Roku’s price is about $100 dollars for 700 channels. Being the market dominator, so far Roku has no serious competition that has affected their prices. With Team A Corp.’s product, we can enter the market with a lower price of $80 dollars for 900 channels and customized music streaming. We are offering more features for the cost that will drive competitive pricing with Roku. In the face of competition, Roku may lower prices while maintaining high production costs and increased marketing. When analyzing how will our product competes in the industry, we would have to use the two decision rules which are compare marginal cost and marginal benefits and change that dimension of competition until marginal costs equals marginal benefits (Colander, 2010).

Our first tool in entering the competition is introduction of the product, here is where good price and quantity are at value. Advertising the product is key. The goals of advertising include shifting the firm’s demand curve to the right and making it more inelastic (Colander, 2010). We want people to identify our brand as the brand giving them the most information, increased streaming offers, and being the best product for the market.
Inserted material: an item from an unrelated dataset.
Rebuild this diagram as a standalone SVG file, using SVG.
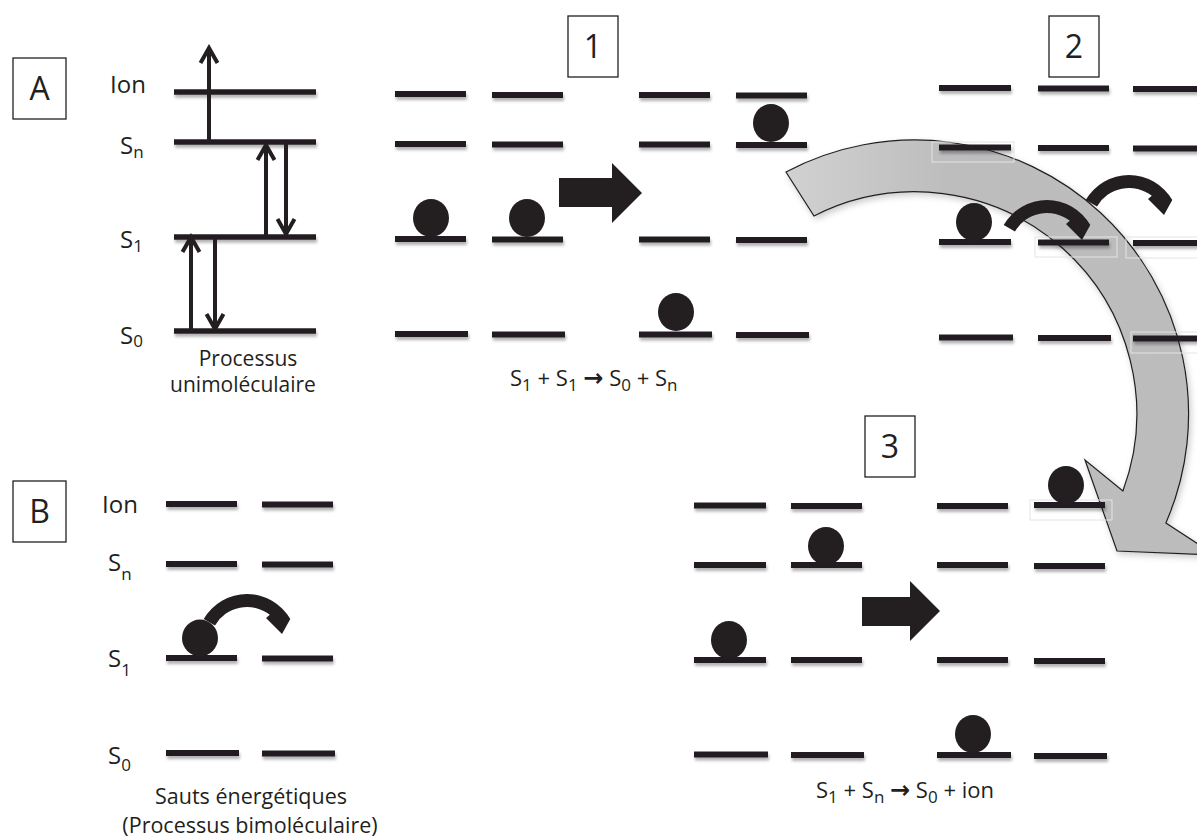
<svg xmlns="http://www.w3.org/2000/svg" xmlns:xlink="http://www.w3.org/1999/xlink" width="1197" height="839" viewBox="0 0 1197 839">
<style>
.lv{stroke:#231f20;stroke-width:6;fill:none}
.lva{stroke:#231f20;stroke-width:5.5;fill:none}
.ball{fill:#231f20}
.box{fill:#fff;stroke:#231f20;stroke-width:1.3}
.t{font-family:"Open Sans","Liberation Sans",sans-serif;fill:#231f20}
.lbl{font-size:24px}
.big{font-size:32px}
.cap{font-size:21px}
.capb{font-size:21.5px}
.eq{font-size:22px}
.sb{font-size:17px}
.ar{font-family:"DejaVu Sans",sans-serif;font-weight:bold;font-size:24px}
.va{stroke:#231f20;stroke-width:4;fill:none}
.art{fill:none;stroke:#e4e4e4;stroke-width:1}
.blk{fill:#231f20}
</style>
<defs>
<filter id="sh" filterUnits="userSpaceOnUse" x="0" y="0" width="1197" height="839">
<feDropShadow dx="1" dy="3" stdDeviation="1.5" flood-color="#000" flood-opacity="0.3"/>
</filter>
<filter id="sh2" filterUnits="userSpaceOnUse" x="0" y="0" width="1197" height="839">
<feDropShadow dx="2" dy="3" stdDeviation="3" flood-color="#000" flood-opacity="0.2"/>
</filter>
<linearGradient id="gr" x1="780" y1="0" x2="1197" y2="0" gradientUnits="userSpaceOnUse">
<stop offset="0" stop-color="#d2d2d2"/>
<stop offset="0.4" stop-color="#bdbdbd"/>
<stop offset="1" stop-color="#bcbcbc"/>
</linearGradient>
<marker id="oa" viewBox="-20 -12 24 24" markerWidth="24" markerHeight="24" refX="0" refY="0" orient="auto" markerUnits="userSpaceOnUse">
<path d="M-15,-8.5 L0,0 L-15,8.5" fill="none" stroke="#231f20" stroke-width="4"/>
</marker>
<path id="hop" d="M-43.3,-25 A50,50 0 0 1 43.3,-25 L35,-10 L19,-26 L22.8,-29.2 A37,37 0 0 0 -32,-18.5 Z"/>
</defs>
<rect width="1197" height="839" fill="#fff"/>

<!-- Big curved arrow -->
<g id="big-arrow" filter="url(#sh2)">
<path d="M786,172 A274,274 0 0 1 1165.9,523.1 L1215,555 L1117,551 L1085,460 L1122.9,491 A222,222 0 0 0 814,216 Z" fill="url(#gr)" stroke="#231f20" stroke-width="1.2"/>
</g>
<g id="artifacts">
<rect class="art" x="932" y="142" width="82" height="20"/>
<rect class="art" x="1035" y="237" width="82" height="20"/>
<rect class="art" x="1126" y="237" width="80" height="21"/>
<rect class="art" x="1131" y="332" width="75" height="21"/>
<rect class="art" x="1030" y="500" width="82" height="20"/>
</g>

<!-- Panel A -->
<g id="box-A"><rect class="box" x="13" y="58" width="53" height="61"/><text class="t big" x="39.5" y="100" text-anchor="middle">A</text></g>
<g id="panel-A">
<g filter="url(#sh)">
<line class="lva" x1="174" y1="92" x2="316" y2="92"/>
<line class="lva" x1="174" y1="142" x2="316" y2="142"/>
<line class="lva" x1="174" y1="237" x2="316" y2="237"/>
<line class="lva" x1="174" y1="331" x2="316" y2="331"/>
</g>
<text class="t lbl" x="110" y="93">Ion</text>
<text class="t lbl" x="120" y="154">S<tspan class="sb" dy="4">n</tspan></text>
<text class="t lbl" x="120" y="248">S<tspan class="sb" dy="4">1</tspan></text>
<text class="t lbl" x="120" y="344">S<tspan class="sb" dy="3">0</tspan></text>
<text class="t cap" x="248" y="366" text-anchor="middle">Processus</text>
<text class="t cap" x="243" y="392" text-anchor="middle">unimoléculaire</text>
</g>
<g id="transitions-A">
<line class="va" x1="209" y1="142" x2="209" y2="48" marker-end="url(#oa)"/>
<line class="va" x1="266" y1="237" x2="266" y2="145" marker-end="url(#oa)"/>
<line class="va" x1="286" y1="142" x2="286" y2="234" marker-end="url(#oa)"/>
<line class="va" x1="191" y1="331" x2="191" y2="237" marker-end="url(#oa)"/>
<line class="va" x1="215" y1="237" x2="215" y2="329" marker-end="url(#oa)"/>
</g>

<!-- Panel 1 -->
<g id="box-1"><rect class="box" x="568" y="16" width="50" height="61"/><text class="t big" x="593" y="58" text-anchor="middle">1</text></g>
<g id="panel-1">
<g filter="url(#sh)">
<line class="lv" x1="395" y1="94" x2="466" y2="94"/>
<line class="lv" x1="492" y1="95" x2="563" y2="95"/>
<line class="lv" x1="639" y1="95" x2="710" y2="95"/>
<line class="lv" x1="736" y1="95.5" x2="807" y2="95.5"/>
<line class="lv" x1="395" y1="144" x2="466" y2="144"/>
<line class="lv" x1="492" y1="144.5" x2="563" y2="144.5"/>
<line class="lv" x1="639" y1="144.5" x2="710" y2="144.5"/>
<line class="lv" x1="736" y1="145" x2="807" y2="145"/>
<line class="lv" x1="395" y1="239" x2="466" y2="239"/>
<line class="lv" x1="492" y1="239.5" x2="563" y2="239.5"/>
<line class="lv" x1="639" y1="239.5" x2="710" y2="239.5"/>
<line class="lv" x1="736" y1="240" x2="807" y2="240"/>
<line class="lv" x1="395" y1="334" x2="468" y2="334"/>
<line class="lv" x1="492" y1="334.5" x2="565" y2="334.5"/>
<line class="lv" x1="639" y1="334.5" x2="712" y2="334.5"/>
<line class="lv" x1="736" y1="335" x2="809" y2="335"/>
</g>
<ellipse class="ball" cx="431" cy="218" rx="18" ry="19"/>
<ellipse class="ball" cx="527" cy="218" rx="18" ry="19"/>
<ellipse class="ball" cx="676" cy="312" rx="18" ry="19"/>
<ellipse class="ball" cx="771" cy="123" rx="18" ry="19"/>
<polygon class="blk" points="559,178 612,178 612,163 642,193 612,223 612,207 559,207"/>
<text class="t eq" x="510" y="386">S<tspan class="sb" dy="5">1</tspan><tspan dy="-5"> + S</tspan><tspan class="sb" dy="5">1</tspan><tspan dy="-5"> </tspan><tspan class="ar">→</tspan><tspan> S</tspan><tspan class="sb" dy="5">0</tspan><tspan dy="-5"> + S</tspan><tspan class="sb" dy="5">n</tspan></text>
</g>

<!-- Panel 2 -->
<g id="box-2"><rect class="box" x="1049" y="16" width="50" height="61"/><text class="t big" x="1074" y="58" text-anchor="middle">2</text></g>
<g id="panel-2">
<g filter="url(#sh)">
<line class="lv" x1="939" y1="88" x2="1011" y2="88"/>
<line class="lv" x1="1038" y1="88.5" x2="1109" y2="88.5"/>
<line class="lv" x1="1133" y1="89" x2="1200" y2="89"/>
<line class="lv" x1="939" y1="147.5" x2="1011" y2="147.5"/>
<line class="lv" x1="1038" y1="148" x2="1109" y2="148"/>
<line class="lv" x1="1133" y1="148.5" x2="1200" y2="148.5"/>
<line class="lv" x1="939" y1="242" x2="1011" y2="242"/>
<line class="lv" x1="1038" y1="242.5" x2="1109" y2="242.5"/>
<line class="lv" x1="1133" y1="243" x2="1200" y2="243"/>
<line class="lv" x1="939" y1="337.5" x2="1013" y2="337.5"/>
<line class="lv" x1="1038" y1="338" x2="1111" y2="338"/>
<line class="lv" x1="1133" y1="338.5" x2="1200" y2="338.5"/>
</g>
<ellipse class="ball" cx="974" cy="222" rx="18" ry="19"/>
<use xlink:href="#hop" href="#hop" class="blk" transform="translate(1047,250)"/>
<use xlink:href="#hop" href="#hop" class="blk" transform="translate(1129,225)"/>
</g>

<!-- Panel 3 -->
<g id="box-3"><rect class="box" x="865" y="416" width="50" height="61"/><text class="t big" x="890" y="458" text-anchor="middle">3</text></g>
<g id="panel-3">
<g filter="url(#sh)">
<line class="lv" x1="694" y1="505.5" x2="766" y2="505.5"/>
<line class="lv" x1="791" y1="506" x2="862" y2="506"/>
<line class="lv" x1="937" y1="506" x2="1008" y2="506"/>
<line class="lv" x1="1034" y1="505" x2="1105" y2="505"/>
<line class="lv" x1="694" y1="565" x2="766" y2="565"/>
<line class="lv" x1="791" y1="565" x2="862" y2="565"/>
<line class="lv" x1="937" y1="565" x2="1008" y2="565"/>
<line class="lv" x1="1034" y1="566" x2="1105" y2="566"/>
<line class="lv" x1="694" y1="660" x2="766" y2="660"/>
<line class="lv" x1="791" y1="660" x2="862" y2="660"/>
<line class="lv" x1="937" y1="660" x2="1008" y2="660"/>
<line class="lv" x1="1034" y1="661" x2="1105" y2="661"/>
<line class="lv" x1="694" y1="754.5" x2="768" y2="754.5"/>
<line class="lv" x1="791" y1="755" x2="864" y2="755"/>
<line class="lv" x1="937" y1="755" x2="1011" y2="755"/>
<line class="lv" x1="1034" y1="756" x2="1107" y2="756"/>
</g>
<ellipse class="ball" cx="729" cy="640" rx="18" ry="19"/>
<ellipse class="ball" cx="826" cy="546" rx="18" ry="19"/>
<ellipse class="ball" cx="973" cy="734" rx="18" ry="19"/>
<ellipse class="ball" cx="1066" cy="485" rx="18" ry="19"/>
<polygon class="blk" points="862,597 910,597 910,581 940,611 910,641 910,626 862,626"/>
<text class="t eq" x="816" y="798">S<tspan class="sb" dy="5">1</tspan><tspan dy="-5"> + S</tspan><tspan class="sb" dy="5">n</tspan><tspan dy="-5"> </tspan><tspan class="ar">→</tspan><tspan> S</tspan><tspan class="sb" dy="5">0</tspan><tspan dy="-5"> + ion</tspan></text>
</g>

<!-- Panel B -->
<g id="box-B"><rect class="box" x="13" y="481" width="53" height="61"/><text class="t big" x="39.5" y="523" text-anchor="middle">B</text></g>
<g id="panel-B">
<g filter="url(#sh)">
<line class="lv" x1="166" y1="504" x2="237" y2="504"/>
<line class="lv" x1="262" y1="504.5" x2="333" y2="504.5"/>
<line class="lv" x1="166" y1="564" x2="237" y2="564"/>
<line class="lv" x1="262" y1="564.5" x2="333" y2="564.5"/>
<line class="lv" x1="166" y1="658" x2="237" y2="658"/>
<line class="lv" x1="262" y1="658.5" x2="333" y2="658.5"/>
<line class="lv" x1="166" y1="753" x2="239" y2="753"/>
<line class="lv" x1="262" y1="753.5" x2="335" y2="753.5"/>
</g>
<ellipse class="ball" cx="200" cy="638" rx="18" ry="18.5"/>
<use xlink:href="#hop" href="#hop" class="blk" transform="translate(247,644)"/>
<text class="t lbl" x="102" y="513">Ion</text>
<text class="t lbl" x="108" y="571">S<tspan class="sb" dy="9">n</tspan></text>
<text class="t lbl" x="108" y="667">S<tspan class="sb" dy="9">1</tspan></text>
<text class="t lbl" x="108" y="764">S<tspan class="sb" dy="7">0</tspan></text>
<text class="t capb" x="251" y="804" text-anchor="middle">Sauts énergétiques</text>
<text class="t capb" x="250" y="833" text-anchor="middle">(Processus bimoléculaire)</text>
</g>
</svg>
Conclusion

The proposed economic analysis allows Team A Corp. to understand the benefits of entering a new branch of production. We are able to understand our target audience, how to price our product, and challenges that may arise. By analyzing the competition of Roku against the potential market of a competing product, The Globe, Team A Corp. has the ability to make strategic business decisions. With low cost production and advanced marketing we can establish our leadership in the media streaming arena.